I declined the invitation to participate in the Spanish-language Republican presidential debate on Sunday because I do not want to endorse the further Balkanization of American political life…
I do not believe it is proper to appeal to the ‘‘Hispanic vote” or the “Asian vote” or the “Black vote.” I believe we must appeal only for American votes.
Any political debate is aimed at citizens. It is about issues of concern to the entire community, not a segment of the community. It is vital that all political debates and discussions take place in the public square, not in separate enclaves. Our democracy does not need different messages broadcast to different audiences in different languages that are not heard or understood by other groups.
Tancredo also says:
Our children learn in school that all registered voters are either native-born citizens or naturalized citizens, and all applicants for citizenship must pass an English-proficiency test. This test is included in the naturalization exam for a good reason.
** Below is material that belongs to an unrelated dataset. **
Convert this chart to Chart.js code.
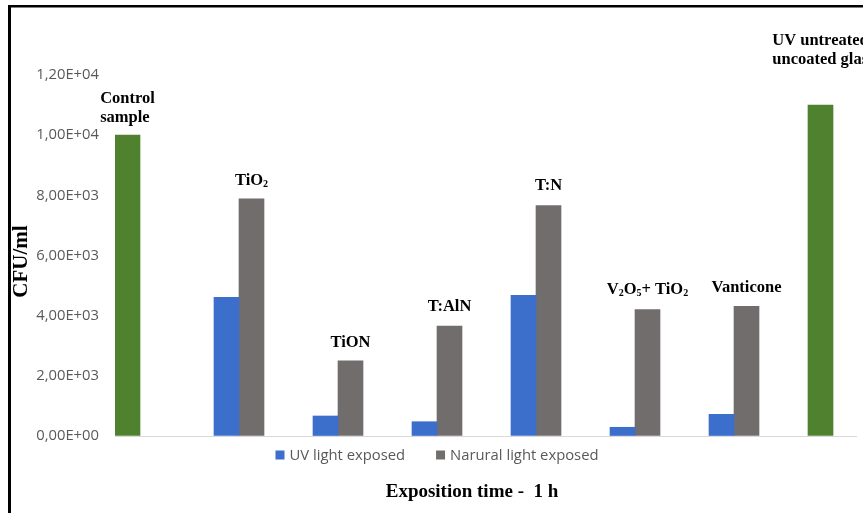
<!DOCTYPE html>
<html>
<head>
<meta charset="utf-8">
<script src="https://cdn.jsdelivr.net/npm/chart.js@4.4.1/dist/chart.umd.min.js"></script>
<style>
  html, body { margin: 0; padding: 0; background: #fff; overflow: hidden; }
  canvas { display: block; }
</style>
</head>
<body>
<canvas id="chart" width="863" height="513"></canvas>
<script>
// Sample groups; "\n" breaks a note over two lines, ₂/₅ are drawn as subscripts
const categories = ['Control\nsample', 'TiO₂', 'TiON', 'T:AlN', 'T:N', 'V₂O₅+ TiO₂', 'Vanticone', 'UV untreated\nuncoated glass'];
const seriesNames = ['UV light exposed', 'Narural light exposed'];

// CFU/ml after 1 h
const controlValues = [10000, null, null, null, null, null, null, 11000];
const uvValues      = [null, 4610, 665, 475, 4680, 290, 720, null];
const naturalValues = [null, 7880, 2500, 3650, 7660, 4200, 4310, null];

const yTickStep = 2000;
const yTickLabels = ['0,00E+00', '2,00E+03', '4,00E+03', '6,00E+03', '8,00E+03', '1,00E+04', '1,20E+04'];
const yTitle = 'CFU/ml';
const xTitle = 'Exposition time -  1 h';

const COLORS = { control: '#4f812f', uv: '#3b6fcb', natural: '#726d6d' };
const SERIF = "'Times New Roman', 'Liberation Serif', serif";
const SANS = "'Open Sans', Calibri, 'Liberation Sans', sans-serif";

const toPoints = arr => arr.map((y, i) => ({ x: i, y }));

// --- small rich-text helpers: subscript digits drawn smaller and lowered ---
const SUBS = '₀₁₂₃₄₅₆₇₈₉';
function runs(text) {
  const out = [];
  for (const ch of text) {
    const k = SUBS.indexOf(ch);
    const sub = k >= 0;
    const c = sub ? String(k) : ch;
    const last = out[out.length - 1];
    if (last && last.sub === sub) last.t += c; else out.push({ t: c, sub });
  }
  return out;
}
const runFont = (r, size) => `bold ${r.sub ? Math.round(size * 0.62) : size}px ${SERIF}`;
function richWidth(ctx, text, size) {
  return runs(text).reduce((w, r) => { ctx.font = runFont(r, size); return w + ctx.measureText(r.t).width; }, 0);
}
function drawRich(ctx, text, x, y, size) {
  for (const r of runs(text)) {
    ctx.font = runFont(r, size);
    ctx.fillText(r.t, x, y + (r.sub ? size * 0.2 : 0));
    x += ctx.measureText(r.t).width;
  }
}

// Outer frame (left and top edges)
const framePlugin = {
  id: 'frame',
  beforeDraw(chart) {
    const ctx = chart.ctx;
    ctx.save();
    ctx.fillStyle = '#fff';
    ctx.fillRect(0, 0, chart.width, chart.height);
    ctx.fillStyle = '#000';
    ctx.fillRect(8, 5, 3, chart.height - 5);
    ctx.fillRect(8, 5, chart.width - 8, 2.5);
    ctx.restore();
  }
};

// Sample names written above each group of bars
const groupNotes = {
  id: 'groupNotes',
  afterDatasetsDraw(chart, args, opts) {
    const ctx = chart.ctx;
    ctx.save();
    ctx.fillStyle = '#000';
    ctx.textAlign = 'left';
    ctx.textBaseline = 'middle';
    categories.forEach((label, i) => {
      let top = Infinity, cx = null;
      chart.data.datasets.forEach((ds, di) => {
        const el = chart.getDatasetMeta(di).data[i];
        if (!el || ds.data[i].y == null) return;
        top = Math.min(top, el.y);
        cx = el.x;
      });
      if (cx === null) return;
      const lines = label.split('\n');
      const left = cx - richWidth(ctx, lines[0], opts.size) / 2;
      const lastY = top - opts.lift[i];
      lines.forEach((line, j) => {
        const y = lastY - (lines.length - 1 - j) * opts.lineGap;
        const x = lines.length > 1 ? left : cx - richWidth(ctx, line, opts.size) / 2;
        drawRich(ctx, line, x, y, opts.size);
      });
    });
    ctx.restore();
  }
};

// Legend, vertical axis title and horizontal axis title
const axisTexts = {
  id: 'axisTexts',
  afterDraw(chart, args, opts) {
    const ctx = chart.ctx;
    const area = chart.chartArea;
    const items = [
      { text: seriesNames[0], color: COLORS.uv },
      { text: seriesNames[1], color: COLORS.natural }
    ];
    ctx.save();
    ctx.font = `${opts.legendSize}px ${SANS}`;
    ctx.textBaseline = 'middle';
    ctx.textAlign = 'left';
    const widths = items.map(it => opts.box + opts.boxGap + ctx.measureText(it.text).width);
    const total = widths.reduce((a, b) => a + b, 0) + opts.itemGap * (items.length - 1);
    let x = opts.legendCenter - total / 2;
    const y = area.bottom + opts.legendOffset;
    items.forEach((it, k) => {
      ctx.fillStyle = it.color;
      ctx.fillRect(x, y - opts.box / 2, opts.box, opts.box);
      ctx.fillStyle = '#595959';
      ctx.fillText(it.text, x + opts.box + opts.boxGap, y + 0.5);
      x += widths[k] + opts.itemGap;
    });

    ctx.fillStyle = '#000';
    ctx.textAlign = 'center';
    ctx.font = `bold ${opts.titleSize}px ${SERIF}`;
    ctx.fillText(xTitle, opts.xTitleCenter, area.bottom + opts.xTitleOffset);

    ctx.font = `bold ${opts.yTitleSize}px ${SERIF}`;
    ctx.translate(opts.yTitleX, (area.top + area.bottom) / 2 + opts.yTitleShift);
    ctx.rotate(-Math.PI / 2);
    ctx.fillText(yTitle, 0, 0);
    ctx.restore();
  }
};

new Chart(document.getElementById('chart'), {
  type: 'bar',
  data: {
    datasets: [
      { label: 'Control', data: toPoints(controlValues), backgroundColor: COLORS.control, stack: 'uv' },
      { label: seriesNames[0], data: toPoints(uvValues), backgroundColor: COLORS.uv, stack: 'uv' },
      { label: seriesNames[1], data: toPoints(naturalValues), backgroundColor: COLORS.natural, stack: 'natural' }
    ]
  },
  options: {
    responsive: false,
    animation: false,
    devicePixelRatio: 1,
    barThickness: 25,
    borderWidth: 0,
    layout: { padding: { left: 10, right: 6, top: 75, bottom: 77 } },
    scales: {
      x: { type: 'linear', display: false, offset: false, min: -0.2525, max: 7.2424 },
      y: {
        min: 0,
        max: 12000,
        ticks: {
          stepSize: yTickStep,
          padding: 16,
          color: '#595959',
          font: { family: SANS, size: 14.8 },
          callback: v => yTickLabels[Math.round(v / yTickStep)]
        },
        grid: {
          drawTicks: false,
          lineWidth: 1,
          color: c => (c.tick && c.tick.value === 0 ? '#d9d9d9' : 'rgba(0,0,0,0)')
        },
        border: { display: false },
        afterFit(scale) { scale.width = 105; }
      }
    },
    plugins: {
      legend: { display: false },
      tooltip: { enabled: false },
      groupNotes: { size: 16.5, lineGap: 19, lift: [17, 18, 18, 19, 20, 20, 19, 45] },
      axisTexts: {
        legendSize: 14.8, box: 9, boxGap: 5, itemGap: 31, legendCenter: 437, legendOffset: 19,
        titleSize: 19, xTitleCenter: 472, xTitleOffset: 56,
        yTitleSize: 21, yTitleX: 22, yTitleShift: 6
      }
    }
  },
  plugins: [framePlugin, groupNotes, axisTexts]
});
</script>
</body>
</html>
Conducting political debates in any language other than English, whether Korean, French, Farsi or Spanish, is telling new immigrants that they need not take that particular requirement for naturalization seriously. The United States has a special need to have a common language because of the very diversity of its immigrants. Our parents and ancestors who were immigrants spoke many different languages on arrival. But they came here to become Americans, and as Americans, we conduct our political affairs in English.
This argument ignores the fact that some native-born citizens don’t speak English. Puerto Ricans are an obvious example, but residents of Los Angeles know that there are many enclaves where people can spend their whole lives living and working while speaking another language.
Whether this is a good thing is an entirely different question.